"I believe in reading together"
Fifteen L1 teachers’ beliefs about reading engagement and ways to provide engaging literature instruction in the upper-secondary classroom
DOI:
https://doi.org/10.21248/l1esll.2025.25.1.921Keywords:
Reading interest, language arts, literature education, narrative texts, high schoolAbstract
The benefits of reading literature are well documented, and the L1 subject is a shared arena for adolescents to encounter literature. In upper-secondary school (grades 11–13), students meet high demands in terms of literature reading. However, their attitudes toward reading literature are growing more negative. In PISA 2018, Norwegian 15-year-olds ranked second-lowest among OECD countries in engagement in fiction reading. The digitalization of society is offered as one explanation for the decline in reading engagement. Our purpose was to provide, through focus-group interviews, deeper knowledge about 15 Norwegian upper-secondary L1 teachers’ beliefs about the engaged student reader of fiction and their ideas on how to engage students in fiction reading.

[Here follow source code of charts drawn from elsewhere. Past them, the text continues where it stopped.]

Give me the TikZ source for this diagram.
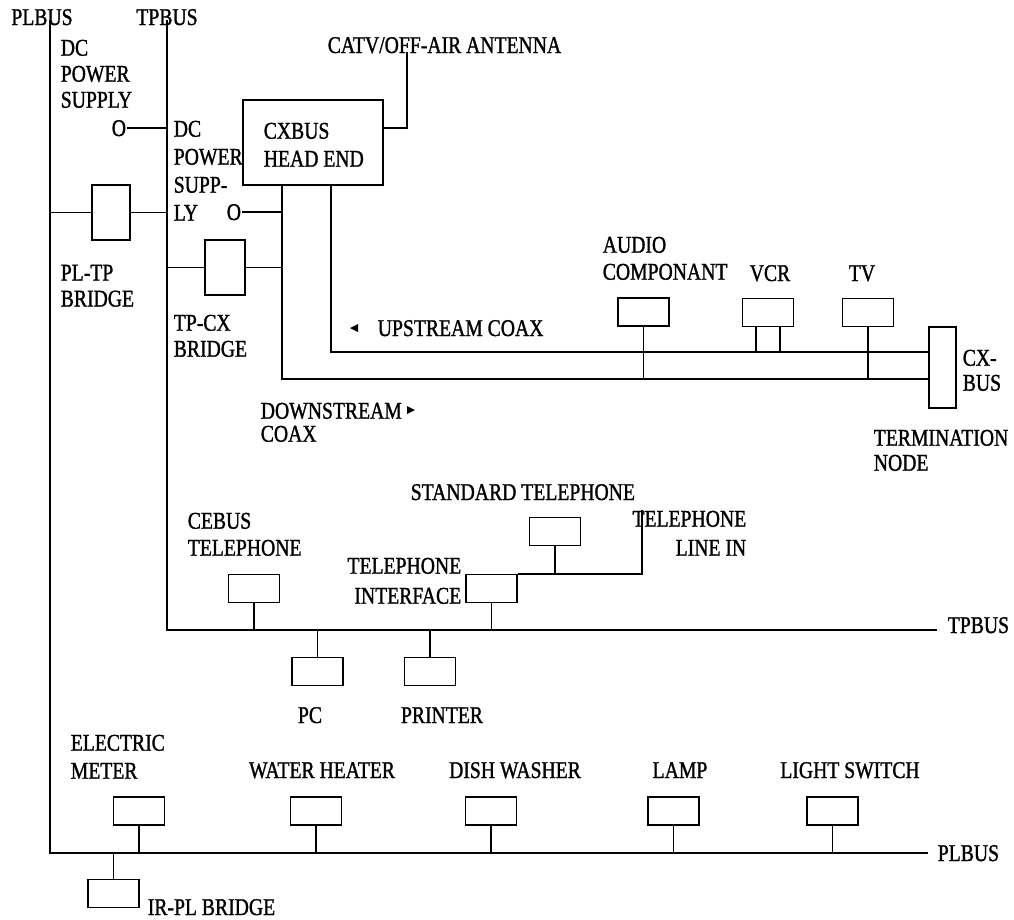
\documentclass[tikz,border=0pt]{standalone}
\usepackage{fontspec}
\newfontfamily\lbfont[FakeStretch=0.82,FakeBold=1.2]{Liberation Serif}
\begin{document}
\begin{tikzpicture}[x=1pt,y=-1pt,line width=1.6pt,
  lbl/.style={inner sep=0pt,font=\lbfont\fontsize{24}{27}\selectfont,align=left},
  dev/.style={draw,line width=1.6pt,inner sep=0pt,minimum width=51pt,minimum height=28pt},
  tri/.style={fill=black,draw=none}]
\useasboundingbox (0,0) rectangle (1014,919);

% ---------- bus coordinates ----------
\coordinate (plTop) at (50,20);
\coordinate (plCorner) at (50,853);
\coordinate (plEnd) at (928,853);
\coordinate (tpTop) at (167,20);
\coordinate (tpCorner) at (167,630);
\coordinate (tpEnd) at (937,630);
\coordinate (dsTop) at (282,185);
\coordinate (usTop) at (331,185);
\coordinate (ant) at (407,52);
\coordinate (tli) at (642,510);

% ---------- boxes ----------
\node[dev,minimum width=140pt,minimum height=85pt] (he) at (313,142.5) {};
\node[dev,minimum width=38pt,minimum height=55pt] (pltp) at (111,212.5) {};
\node[dev,minimum width=40pt,minimum height=55pt] (tpcx) at (225,267.5) {};
\node[dev,minimum width=27pt,minimum height=81pt] (term) at (942.5,367.5) {};
\node[dev] (audio) at (643.5,312) {};
\node[dev] (vcr) at (768,312.5) {};
\node[dev] (tv) at (868,312.5) {};
\node[dev] (cebus) at (254,588.5) {};
\node[dev] (iface) at (491.5,588.5) {};
\node[dev] (stdtel) at (555,531.5) {};
\node[dev] (pc) at (317.5,671.5) {};
\node[dev] (printer) at (430,671.5) {};
\node[dev] (meter) at (139,811) {};
\node[dev] (heater) at (316,811) {};
\node[dev] (dish) at (491,811) {};
\node[dev] (lamp) at (673.5,811) {};
\node[dev] (switch) at (832.5,811) {};
\node[dev] (irpl) at (113.5,893.5) {};

% coax ends at termination node
\coordinate (usEnd) at (term.west |- 0,352);
\coordinate (dsEnd) at (term.west |- 0,379);

% ---------- labels ----------
\node[lbl,anchor=base] (lplbus) at (42,25) {PLBUS};
\node[lbl,anchor=base] (ltpbus) at (167,25) {TPBUS};
\node[lbl,anchor=north west,font=\lbfont\fontsize{24}{26}\selectfont] (ldc1) at (60,39) {DC\\POWER\\SUPPLY};
\node[lbl,anchor=base west] (o1) at (111,136) {O};
\node[lbl,anchor=north west,font=\lbfont\fontsize{24}{28}\selectfont] (ldc2) at (173,120) {DC\\POWER\\SUPP-\\LY};
\node[lbl,anchor=base west] (o2) at (226,220) {O};
\node[lbl,anchor=north west,font=\lbfont\fontsize{24}{28}\selectfont] (lhe) at (263,122) {CXBUS\\HEAD END};
\node[lbl,anchor=base west] (lant) at (327,53) {CATV/OFF-AIR ANTENNA};
\node[lbl,anchor=north west,font=\lbfont\fontsize{24}{26}\selectfont] (lpltp) at (60,264) {PL-TP\\BRIDGE};
\node[lbl,anchor=north west,font=\lbfont\fontsize{24}{26}\selectfont] (ltpcx) at (173,314) {TP-CX\\BRIDGE};
\node[lbl,anchor=base west] (lus) at (377,336) {UPSTREAM COAX};
\node[lbl,anchor=north west,font=\lbfont\fontsize{24}{23}\selectfont] (lds) at (260,402) {DOWNSTREAM\\COAX};
\node[lbl,anchor=north west] (laudio) at (602,236) {AUDIO\\COMPONANT};
\node[lbl,anchor=base] (lvcr) at (770,281) {VCR};
\node[lbl,anchor=base] (ltv) at (862,281) {TV};
\node[lbl,anchor=north west,font=\lbfont\fontsize{24}{25}\selectfont] (lcx) at (962,349) {CX-\\BUS};
\node[lbl,anchor=north west,font=\lbfont\fontsize{24}{25}\selectfont] (lterm) at (873,429) {TERMINATION\\NODE};
\node[lbl,anchor=base west] (lstd) at (410,500) {STANDARD TELEPHONE};
\node[lbl,anchor=north east,align=right,font=\lbfont\fontsize{24}{29}\selectfont] (lline) at (747,510) {TELEPHONE\\LINE IN};
\node[lbl,anchor=north west] (lcebus) at (187,512) {CEBUS\\TELEPHONE};
\node[lbl,anchor=north east,align=right,font=\lbfont\fontsize{24}{30}\selectfont] (liface) at (462,557) {TELEPHONE\\INTERFACE};
\node[lbl,anchor=base] (lpc) at (310,723) {PC};
\node[lbl,anchor=base] (lprinter) at (442,723) {PRINTER};
\node[lbl,anchor=base west] (ltpbus2) at (947,633) {TPBUS};
\node[lbl,anchor=north west,font=\lbfont\fontsize{24}{28}\selectfont] (lmeter) at (70,734) {ELECTRIC\\METER};
\node[lbl,anchor=base] (lheater) at (322,778) {WATER HEATER};
\node[lbl,anchor=base] (ldish) at (515,778) {DISH WASHER};
\node[lbl,anchor=base] (llamp) at (680,778) {LAMP};
\node[lbl,anchor=base] (lswitch) at (850,778) {LIGHT SWITCH};
\node[lbl,anchor=base west] (lplbus2) at (937,861) {PLBUS};
\node[lbl,anchor=base west] (lirpl) at (147,915) {IR-PL BRIDGE};

% direction triangles
\path[tri] (350,328) -- (358,324) -- (358,332) -- cycle;
\path[tri] (415,410) -- (407,406) -- (407,414) -- cycle;

% ---------- buses ----------
\draw (plTop) -- (plCorner) -- (plEnd);
\draw (tpTop) -- (tpCorner) -- (tpEnd);
\draw (dsTop) -- (dsTop |- dsEnd) -- (dsEnd);
\draw (usTop) -- (usTop |- usEnd) -- (usEnd);

% ---------- connections ----------
\draw (o1.east) -- (o1.east -| tpTop);
\draw (o2.east) -- (o2.east -| dsTop);
\draw (pltp.west) -- (pltp.west -| plTop);
\draw (pltp.east) -- (pltp.east -| tpTop);
\draw (tpcx.west) -- (tpcx.west -| tpTop);
\draw (tpcx.east) -- (tpcx.east -| dsTop);
\draw ([yshift=14.5pt]he.east) -- ([yshift=14.5pt]he.east -| ant) -- (ant);

\draw (audio.south) -- (audio.south |- dsEnd);
\draw ([xshift=-12pt]vcr.south) -- ([xshift=-12pt]vcr.south |- usEnd);
\draw ([xshift=12pt]vcr.south) -- ([xshift=12pt]vcr.south |- usEnd);
\draw (tv.south) -- (tv.south |- dsEnd);

\draw (cebus.south) -- (cebus.south |- tpEnd);
\draw (iface.south) -- (iface.south |- tpEnd);
\draw (pc.north) -- (pc.north |- tpEnd);
\draw (printer.north) -- (printer.north |- tpEnd);
\draw (iface.north east) -- (iface.north east -| tli) -- (tli);
\draw (stdtel.south) -- (stdtel.south |- iface.north);

\draw (meter.south) -- (meter.south |- plEnd);
\draw (heater.south) -- (heater.south |- plEnd);
\draw (dish.south) -- (dish.south |- plEnd);
\draw (lamp.south) -- (lamp.south |- plEnd);
\draw (switch.south) -- (switch.south |- plEnd);
\draw (irpl.north) -- (irpl.north |- plEnd);
\end{tikzpicture}
\end{document}
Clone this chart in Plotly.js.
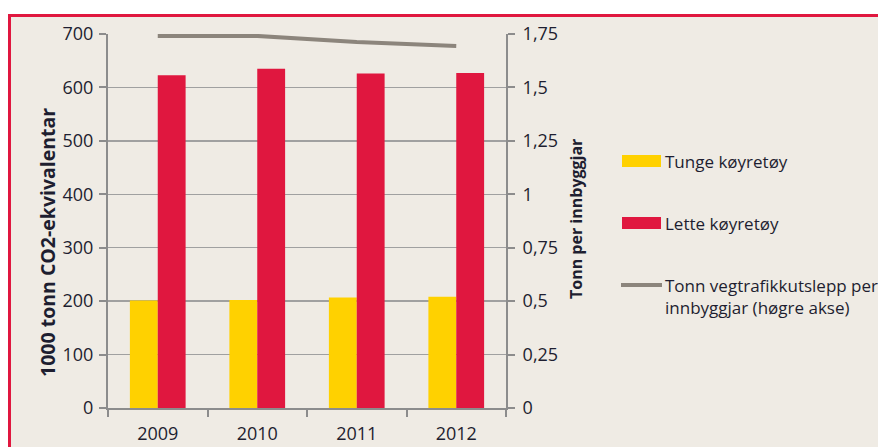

We find that our participants believe in reading engagement as both a personal aptitude and a social event. Another finding is that they reported on various obstacles to student reading engagement. We also find that the L1 teachers believe student engagement in reading fiction will enhance when “reading together” as a shared and teachers guided experience in the L1 classroom. The data reflect optimism despite the dire signals from PISA. Based on the findings, we argue that L1 teachers can provide all students with an opportunity to gain access to the benefits of reading fiction with the L1 classroom as a decisive arena for doing so.